MADISON, Wis. (WMTV) -- At least 100 people came out to downtown Janesville Monday afternoon to celebrate the finished mural honoring Native American warrior Black Hawk.
Members of the Native American community held a drumming ceremony to honor the warrior and the people who brought his image to the city.
The mural was finished Sunday night, 10 days after artist Jeff Henriquez started it. Henriquez hopes the mural reminds people of the history Native Americans have, not just in Wisconsin, but across the country.
"This land doesn't belong to anybody else but them. They should have the first and final say. It's not the way it is now, obviously, but that's the way it should be. And so I think the more visual language we use representing them, the more power they have," he said.
The mural is also part of a larger effort to restore downtown Janesville, called ARISE Now.
"Downtown, I guess, is coming back in style, where you know, back in the day everything moved out of downtown, went to the mall, now everything is coming back to downtown," said Val Eagan, who is part of the ARISE committee and helped lead the effort to bring the mural to Janesville.
Multiple city projects, including a new hotel, river walks and town squares, are happening across Janesville. The projects aim to bring in more business and tourism. The mural is at the center of it all.

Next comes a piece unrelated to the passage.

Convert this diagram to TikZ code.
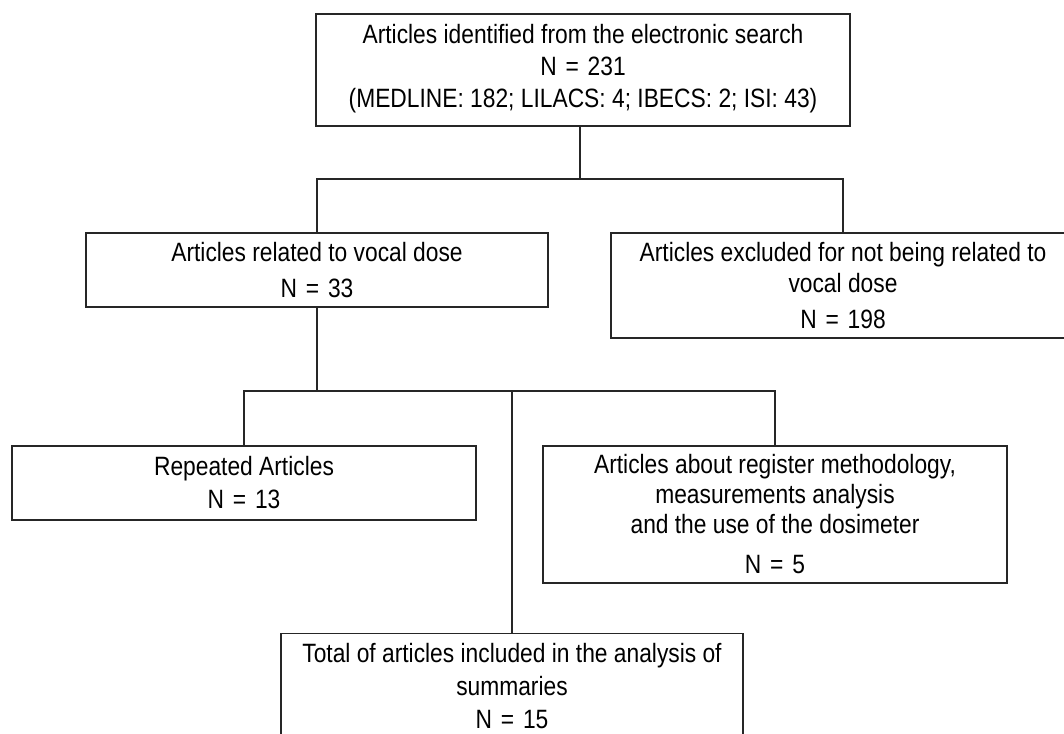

"It's another opportunity for visitors to come, to see the mural, it's right in the heart of downtown, right here on Main St.," said JoLynn Burden, Vice President of Development for ARISE.
With the mural in the heart of the city, members of the Native American community hope people take the chance to educate themselves about native history.
"I just hope the people when they look at that have room in their hearts to realize that this was a real human being that walked in this area," said Skip Twardosz, a native elder.
For Henriquez, he said this is just the beginning. He hopes this mural can encourage more communities to recognize their native history.
"If I could wrap my career around doing these in every state, to give proper representation to the native indigenous people, I would jump on it right away," Henriquez said.
Henriquez and many community members said they hope people can approach the mural with an open mind and appreciate it however they can.